KARACHI: Quaid-i-Azam Mohammad Ali Jinnah wanted to see a unified and tolerant Pakistan for people from all backgrounds and he rightly said that all citizens of the state were equal citizens, United States Consul General Grace Shelton said here on Thursday.
The words of the Quaid from the mouth of a US diplomat pleasantly surprised the audience at the restoration completion ceremony of Varun Dev Mandir at Manora.
“It is great to see a mosque, a church and the shrine of Hazrat Yousuf Shah nearby this place. It promotes interfaith harmony. The US government chose the temple in 2015 for preservation and after two years of hectic effort, it is rehabilitated,” she said.
“Pakistan and Sindh have several culturally rich sites and the US government is always ready to support noble causes,” she added.
Architect Zulfiqar Noor, who oversaw the rehabilitation work, told Dawn: “The record we have tells us that the temple dates back to 1886 but it would have been much older.
“Restoring, rehabilitating, preserving and conserving it was a major challenge for us but we tried our best.
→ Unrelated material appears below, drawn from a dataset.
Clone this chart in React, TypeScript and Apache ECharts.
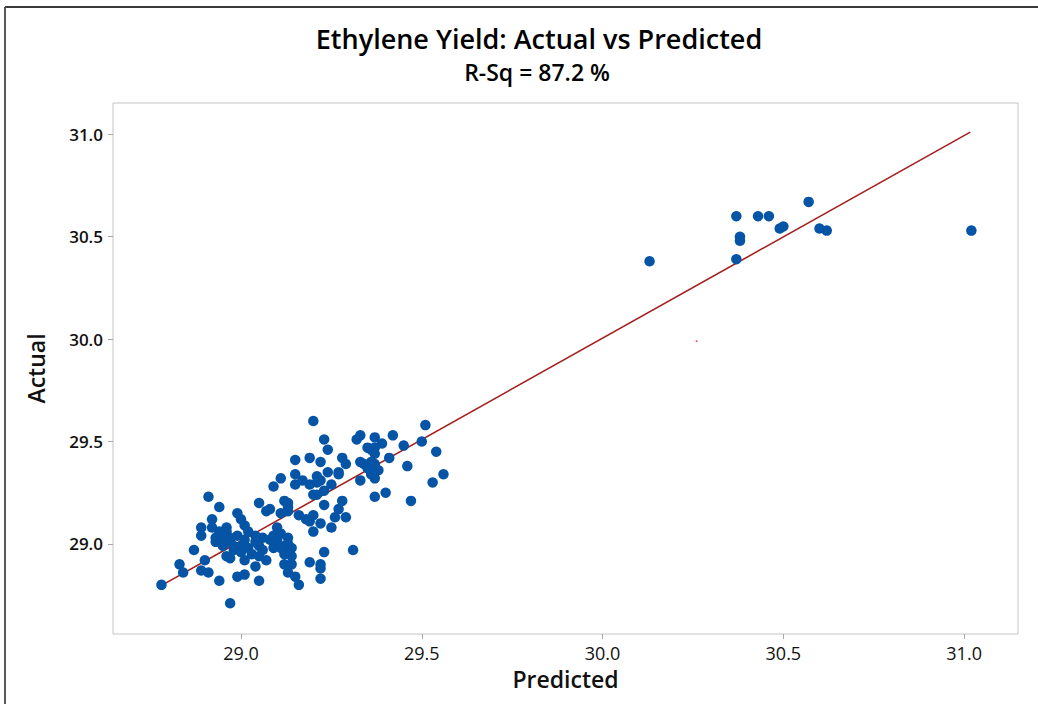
import React, { useEffect, useRef } from 'react';
import * as echarts from 'echarts';

const titleText = 'Ethylene Yield: Actual vs Predicted';
const subtitleText = 'R-Sq = 87.2 %';
const xName = 'Predicted';
const yName = 'Actual';

const xTicks = [29.0, 29.5, 30.0, 30.5, 31.0];
const yTicks = [29.0, 29.5, 30.0, 30.5, 31.0];

const predicted = [
  28.78, 28.83, 28.84, 28.87, 28.89, 28.91, 28.90, 28.91, 28.94, 28.89,
  28.89, 28.92, 28.92, 28.93, 28.93, 28.94, 28.97, 28.97, 28.96, 28.96,
  28.99, 29.00, 29.01, 28.97, 28.95, 28.99, 29.01, 29.05, 29.05, 29.07,
  29.08, 29.04, 29.07, 29.06, 29.04, 28.99, 29.00, 29.01, 29.02, 29.00,
  29.02, 28.98, 29.03, 29.05, 29.04, 29.06, 29.01, 28.97, 29.05, 29.09,
  29.10, 29.11, 29.13, 29.13, 29.12, 29.14, 29.12, 29.14, 29.13, 29.15,
  29.16, 29.11, 29.09, 29.12, 29.13, 29.11, 29.13, 29.16, 29.15, 29.15,
  29.17, 29.15, 29.08, 29.12, 29.10, 29.20, 29.23, 29.24, 29.19, 29.22,
  29.24, 29.22, 29.21, 29.25, 29.23, 29.20, 29.21, 29.27, 29.28, 29.29,
  29.28, 29.27, 29.26, 29.29, 29.23, 29.20, 29.19, 29.22, 29.20, 29.25,
  29.18, 29.19, 29.22, 29.23, 29.22, 29.22, 29.31, 29.33, 29.32, 29.37,
  29.39, 29.42, 29.35, 29.37, 29.36, 29.33, 29.34, 29.37, 29.38, 29.37,
  29.37, 29.33, 29.41, 29.45, 29.50, 29.51, 29.54, 29.46, 29.53, 29.56,
  29.37, 29.40, 29.47, 29.36, 29.36, 29.37, 29.35, 29.27, 29.21, 29.09,
  29.14, 29.11, 29.13, 29.19, 28.94, 28.95, 28.98, 28.96,
  30.13, 30.37, 30.38, 30.38, 30.37, 30.43, 30.46, 30.49, 30.50, 30.57,
  30.60, 30.62, 31.02,
];

const actual = [
  28.80, 28.90, 28.86, 28.97, 28.87, 28.86, 28.92, 29.23, 29.18, 29.08,
  29.04, 29.12, 29.08, 29.03, 29.01, 28.82, 28.93, 28.71, 29.08, 29.06,
  29.15, 29.12, 29.09, 29.01, 28.99, 28.84, 28.85, 28.82, 29.20, 29.16,
  29.17, 28.89, 28.92, 29.03, 29.01, 29.04, 28.99, 29.02, 28.98, 28.96,
  29.06, 28.97, 28.95, 28.99, 29.04, 28.97, 28.92, 29.03, 28.94, 28.98,
  29.08, 29.05, 29.03, 29.00, 28.95, 28.94, 28.90, 28.90, 28.86, 28.84,
  28.80, 29.32, 29.28, 29.21, 29.18, 29.15, 29.16, 29.14, 29.41, 29.34,
  29.31, 29.29, 29.02, 28.99, 29.02, 29.60, 29.51, 29.46, 29.42, 29.40,
  29.35, 29.31, 29.33, 29.29, 29.26, 29.24, 29.24, 29.35, 29.42, 29.39,
  29.21, 29.17, 29.13, 29.13, 29.19, 29.14, 29.11, 29.10, 29.06, 29.08,
  29.12, 28.91, 28.90, 28.96, 28.88, 28.83, 28.97, 29.53, 29.51, 29.52,
  29.49, 29.53, 29.47, 29.44, 29.40, 29.40, 29.39, 29.39, 29.36, 29.37,
  29.32, 29.31, 29.42, 29.48, 29.50, 29.58, 29.45, 29.38, 29.30, 29.34,
  29.23, 29.25, 29.21, 29.46, 29.34, 29.47, 29.37, 29.34, 29.30, 29.04,
  28.98, 28.98, 29.20, 29.29, 29.06, 29.02, 28.99, 28.94,
  30.38, 30.60, 30.50, 30.48, 30.39, 30.60, 30.60, 30.54, 30.55, 30.67,
  30.54, 30.53, 30.53,
];

const fitX = [28.783, 31.017];
const fitY = [28.8, 31.011];

const strayX = [30.26];
const strayY = [29.99];

const FONT = '"Open Sans", "Noto Sans", sans-serif';

export default function App() {
  const ref = useRef<HTMLDivElement>(null);

  useEffect(() => {
    document.body.style.margin = '0';
    if (!ref.current) return;
    const chart = echarts.init(ref.current, undefined, { renderer: 'svg' });
    const points = predicted.map((x, i) => [x, actual[i]]);
    const fit = fitX.map((x, i) => [x, fitY[i]]);
    const stray = strayX.map((x, i) => [x, strayY[i]]);

    chart.setOption({
      animation: false,
      backgroundColor: '#ffffff',
      textStyle: { fontFamily: FONT },
      title: [
        {
          text: titleText,
          left: 534,
          top: 20,
          textAlign: 'center',
          textStyle: { fontFamily: FONT, fontSize: 27, fontWeight: 600, color: '#000' },
        },
        {
          text: subtitleText,
          left: 532,
          top: 55,
          textAlign: 'center',
          textStyle: { fontFamily: FONT, fontSize: 23, fontWeight: 600, color: '#000' },
        },
      ],
      grid: {
        left: 113,
        top: 103,
        width: 905,
        height: 531,
        show: true,
        borderColor: '#c4c4c4',
        borderWidth: 1,
        backgroundColor: 'transparent',
      },
      xAxis: {
        type: 'value',
        min: 28.646,
        max: 31.149,
        name: xName,
        nameLocation: 'middle',
        nameGap: 33,
        nameTextStyle: { fontFamily: FONT, fontSize: 23, fontWeight: 600, color: '#111', lineHeight: 24 },
        axisLine: { show: false },
        splitLine: { show: false },
        axisTick: { show: true, inside: false, length: 5, lineStyle: { color: '#a8a8a8' }, customValues: xTicks },
        axisLabel: {
          customValues: xTicks,
          formatter: (v: number) => v.toFixed(1),
          fontFamily: FONT,
          fontSize: 18,
          lineHeight: 18,
          color: '#111',
          margin: 10,
        },
      },
      yAxis: {
        type: 'value',
        min: 28.56,
        max: 31.153,
        name: yName,
        nameLocation: 'middle',
        nameGap: 66,
        nameRotate: 90,
        nameTextStyle: { fontFamily: FONT, fontSize: 23, fontWeight: 600, color: '#111' },
        axisLine: { show: false },
        splitLine: { show: false },
        axisTick: { show: true, inside: false, length: 5, lineStyle: { color: '#a8a8a8' }, customValues: yTicks },
        axisLabel: {
          customValues: yTicks,
          formatter: (v: number) => v.toFixed(1),
          fontFamily: FONT,
          fontSize: 17,
          fontWeight: 600,
          color: '#111',
          margin: 10,
        },
      },
      graphic: [
        {
          type: 'line',
          shape: { x1: 5, y1: 7, x2: 1038, y2: 7 },
          style: { stroke: '#3a3a3a', lineWidth: 2 },
          silent: true,
        },
        {
          type: 'line',
          shape: { x1: 5, y1: 7, x2: 5, y2: 704 },
          style: { stroke: '#5a5a5a', lineWidth: 2 },
          silent: true,
        },
      ],
      series: [
        {
          type: 'line',
          data: fit,
          symbol: 'none',
          lineStyle: { color: '#a3201f', width: 1.6 },
          z: 1,
          silent: true,
        },
        {
          type: 'scatter',
          data: points,
          symbol: 'circle',
          symbolSize: 10.5,
          itemStyle: { color: '#0554a6', opacity: 1 },
          z: 2,
        },
        {
          type: 'scatter',
          data: stray,
          symbol: 'circle',
          symbolSize: 2,
          itemStyle: { color: '#e8383b' },
          z: 2,
        },
      ],
    });

    return () => chart.dispose();
  }, []);

  return <div ref={ref} style={{ width: 1038, height: 704 }} />;
}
It was built with sandstones, which is a natural stone extracted from mountains, while lime-based mortar was used to bond them.
“We found no evidence of the use of Cheeroly which was used to bond material before the invention of cement.”
Talking about the entrance and indoor and outdoor features, he said: “The original entrance of the temple which was not facing the sea was tilting and could have fallen had we not intervened. We not only saved it but also provided another entrance from the side facing the sea.
“The compound has cemented tiles which are historic. The ceramic tiles placed inside the Varun Dev temple were Japanese donated to the mandir by Seth Kimatrai, Seth Navalrai, Seth Tejumal and Seth Vishindas in memory of their late father Seth Assomal Rochiram Khivani Punjabi on April 12, 1937.”
Pakistan Hindu Council president Hotchand Karmani, speaking to the audience, said the temple was deteriorating and was not fit for prayers two years ago but due to the hard work of the US government and the Sindh Exploration and Adventure Society (SEAS) it had turned into a beautiful place.
Dr Asma Ibrahim, general secretary of SEAS, said: “The temple is one of a kind in Pakistan. It had been closed since the Babri Masjid incident in 1992 and was in precarious condition.
“Rough weather being on the seafront brought more challenges for us but selfless dedication of society made it possible for us to complete its restoration and preservation with the help of US Ambassador’s fund for cultural preservation.
“Sikhs, Hindus and Christians took active part in its repair which is a bright example of interfaith harmony.
“We celebrated Holi and Diwali here last year and organised art programmes with schoolchildren.”
Dr Kaleemullah Lashari, while discussing initial difficulties, said: “The foremost issue before us at the time of deciding to conserve it was who were we doing it for? This issue was decided in the very beginning that this is not for a particular community but for everyone.
“While repairing it, we were careful about our responsibility towards future generation, society, environment and sentiments of communities.”
He further said: “We decided not to change the structure and did it only when we had no other option left.
“It has a pleasant and welcoming entrance and it is now our responsibility to make it welcoming for all. If generous people come forward, we don’t need money from any fund.”
The caretaker, Kishan, told Dawn: “For Varun Dev Mandir, the idol of Krishna will be imported from India.
“Two minarets, walls, well, tiles and doors of the mandir have been improved during the last two years.”